KARACHI, April 8: Banks made advances of Rs340 billion till March 31, 2006 with the encouragement from the government for pumping maximum liquidity in the market to heat up economic activity to forestall likely fall in the GDP growth this year.

Despite fear of higher inflation which is directly related to the monetary growth, State Bank allowed banks to use maximum available liquidity for advances.

The latest data issued by the SBP on Saturday showed that commercial banks made advances of Rs340.204 billion in nine months thus increasing the monetary growth rate further high at 9.5 per cent. Last year the banks made Rs247.573 billion advances during the corresponding period.

The major economic indicators had started showing a fall of expectation regarding the economic growth this year. Most of the negative results came from agriculture side where major crops like cotton, wheat and sugarcane fell significantly during the season.

The underperformance of agriculture sector, which contributed 23 per cent in Gross Domestic Product (GDP) last year, might reduce the economic growth much lower than the target. The Asian Development Bank (ADB) had already predicted a 6.3 per cent economic growth this year instead of 7.3 per cent. The country achieved 8.4 per cent GDP growth last year.

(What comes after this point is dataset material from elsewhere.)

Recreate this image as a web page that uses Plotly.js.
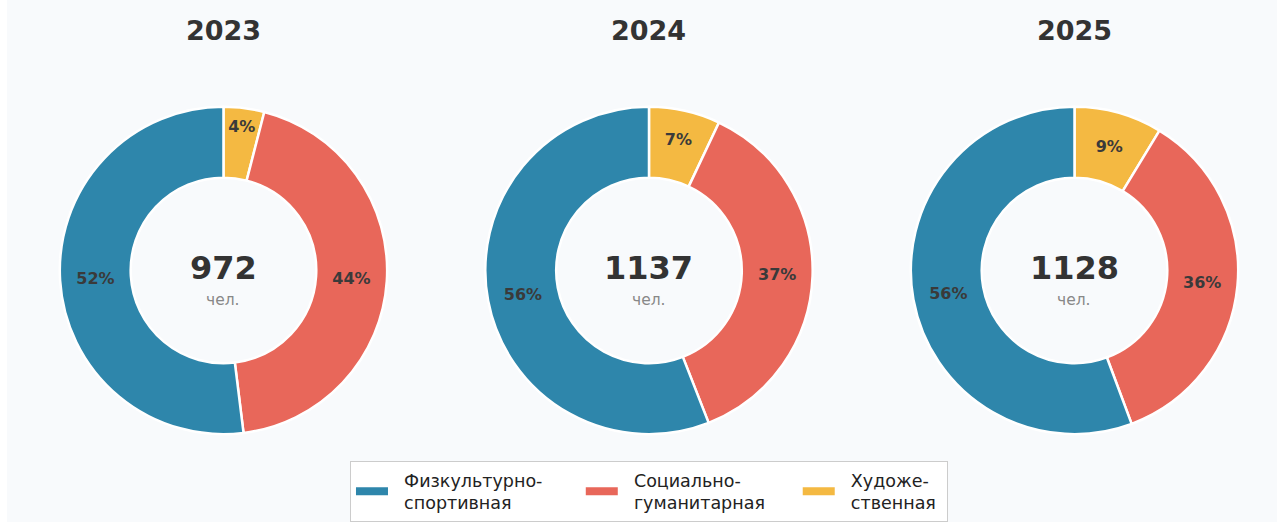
<!DOCTYPE html>
<html>
<head>
<meta charset="utf-8">
<script src="https://cdn.plot.ly/plotly-3.0.1.min.js"></script>
<style>
  html, body { margin: 0; padding: 0; background: #ffffff; }
  #chart { position: absolute; left: 7px; top: 0; width: 1270px; height: 522px; }
</style>
</head>
<body>
<div id="chart"></div>
<script>
// ---- Data ----
const years = ['2023', '2024', '2025'];
const categories = ['Физкультурно-спортивная', 'Социально-гуманитарная', 'Художественная'];
const legendLines = [['Физкультурно-', 'спортивная'], ['Социально-', 'гуманитарная'], ['Художе-', 'ственная']];
const sportValues = [505, 636, 628];
const socialValues = [428, 421, 402];
const artValues = [39, 80, 98];
const unitLabel = 'чел.';

// ---- Styles ----
const colors = ['#2E86AB', '#E8675A', '#F4B942'];
const bg = '#f8fafc';
const font = 'DejaVu Sans, Liberation Sans, sans-serif';
const xDomains = [[0.0413, 0.2996], [0.3764, 0.6346], [0.7114, 0.9697]];
const yDomain = [0.1667, 0.7950];
const NB = '\u00A0';

const traces = [];
const annotations = [];

years.forEach((yr, i) => {
  const vals = [sportValues[i], socialValues[i], artValues[i]];
  const total = vals.reduce((a, b) => a + b, 0);
  // drawn clockwise from 12 o'clock: Художественная, Социально-гуманитарная, Физкультурно-спортивная
  const order = [2, 1, 0];
  traces.push({
    type: 'pie',
    labels: order.map(k => categories[k]),
    values: order.map(k => vals[k]),
    hole: 0.567,
    sort: false,
    direction: 'clockwise',
    rotation: 0,
    domain: { x: xDomains[i], y: yDomain },
    marker: { colors: order.map(k => colors[k]), line: { color: '#ffffff', width: 2.5 } },
    texttemplate: '%{percent:.0%}',
    textposition: 'inside',
    insidetextorientation: 'horizontal',
    textfont: { family: font, size: 16, color: '#3a3a3a', weight: 'bold' },
    hoverinfo: 'skip',
    showlegend: false
  });
  const cx = (xDomains[i][0] + xDomains[i][1]) / 2;
  annotations.push({
    text: yr, x: cx, y: 0.9406, xref: 'paper', yref: 'paper',
    xanchor: 'center', yanchor: 'middle', showarrow: false,
    font: { family: font, size: 27, color: '#333333', weight: 'bold' }
  });
  annotations.push({
    text: String(total), x: cx, y: 0.4847, xref: 'paper', yref: 'paper',
    xanchor: 'center', yanchor: 'middle', showarrow: false,
    font: { family: font, size: 32, color: '#333333', weight: 'bold' }
  });
  annotations.push({
    text: unitLabel, x: cx, y: 0.4234, xref: 'paper', yref: 'paper',
    xanchor: 'center', yanchor: 'middle', showarrow: false,
    font: { family: font, size: 15.5, color: '#888888' }
  });
});

// legend-only traces (padding with non-breaking spaces to mimic spacing)
const padAfter = [6, 5, 1];
categories.forEach((c, k) => {
  const lines = legendLines[k].map(s => NB + NB + s);
  const longest = lines[0].length >= lines[1].length ? 0 : 1;
  lines[longest] = lines[longest] + NB.repeat(padAfter[k]);
  traces.push({
    type: 'scatter', mode: 'lines', x: [null], y: [null],
    name: lines.join('<br>'),
    line: { color: colors[k], width: 8 },
    hoverinfo: 'skip', showlegend: true
  });
});

const layout = {
  width: 1270, height: 522,
  margin: { l: 0, r: 0, t: 0, b: 0 },
  paper_bgcolor: bg, plot_bgcolor: 'rgba(0,0,0,0)',
  xaxis: { visible: false }, yaxis: { visible: false },
  annotations: annotations,
  showlegend: true,
  legend: {
    orientation: 'h', x: 0.5055, xanchor: 'center', y: 0.1149, yanchor: 'top',
    bgcolor: '#ffffff', bordercolor: '#cccccc', borderwidth: 1,
    font: { family: font, size: 17.5, color: '#222222' },
    itemwidth: 32,
    traceorder: 'normal'
  }
};

Plotly.newPlot('chart', traces, layout, { displayModeBar: false, staticPlot: true });
</script>
</body>
</html>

“The government is in dire need to heat-up the economy through the acceleration of consumer financing and this will result in higher consumption of goods and services and generate heat for the economic activity,” said S.S. Iqbal, an economist at a local bank.

“Last year the contribution of consumer financing played a key role to push up the economic activity and this year again it would help boosting economic growth,” said Iqbal.

The SBP has been maintaining tight monetary policy since the beginning of the current fiscal but increased money supply by banks had resulted in higher monetary growth.

Salman Jaffrey, analyst at Jahangir Siddiqui and Company, found significant linkage between the money supply growth and inflation (Consumer Price Index).

“In my view the correlation between monetary growth and CPI growth is significant enough to warrant attention,” said Jaffrey.

However, he expects that the inflation is expected to show slower growth over the next three months owing to the large base-effect of last-year’s prices specifically in the months of March, April, May and June.

Inflation numbers for March 2006 are due out in the coming week and are likely to show inflation slowing to between 7.15 and 7.30pc year-on-year basis, down from 8.05pc y-o-y in February 2006. CPI inflation had picked up pace after defining a low of 7.89pc in November 2005 and the July-Feb average stands at 8.42pc.

However, most of the economists said that the higher supply of money would have long term effects but the short-term positive impact could help the government to get better economic growth through higher consumption of liquidity.